For structure, I studied The Grapes of Wrath and The Martian Chronicles. Did you know that Bradbury patterned his book after Steinbeck's? Well, now I've mimicked them both. And I became dissatisfied with classic American fiction that ends on a defeatist note. Why can't Jay Gatsby leap from the swimming pool, grab the gun, and shoot Tom Buchanan? Why can't the Joad family motor to California and get rich cooking meth? That's the secret of Ayn Rand's long, long, long, overly long novels—the protagonist kicks ass and wins. So a Steinbeck beginning with an Ayn Rand end. Then, straight back to Pornhub.

Is it fair to interpret Adjustment Day as a kind of inverted Fight Club? Both novels deal with destroying society. In some ways, the aims of the revolutionaries in each book overlap.

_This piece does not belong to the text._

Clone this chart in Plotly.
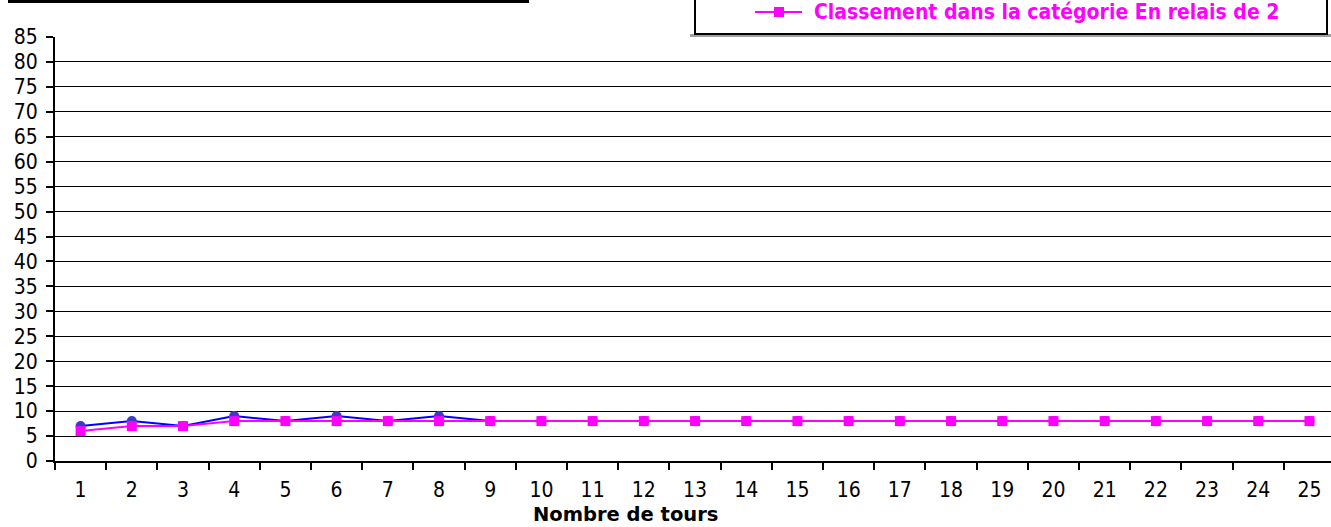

Fight Club was about empowering the individual and setting him on a path toward his personal vision. And that requires destroying the existent powerless person. Adjustment Day is about presenting a pattern for gathering men together. My books are always about the individual. The triumph of the individual man or woman.

The media has really struggled over how to cover the “alt-right.” On the one hand, its adherents are ridiculous; on the other, the implications of their political program are despicable. Was it your intent to tease out these contradictions, taking them to the extreme?
To write the book, I hung out with separatists of every stripe. From the racial realists to the Hotep Nation to the [Louis] Farrakhan people—being the Fight Club guy opens lots of doors—and I wanted to grant a little wish fulfillment to every group. That's my mission in this life, to make dreams come true.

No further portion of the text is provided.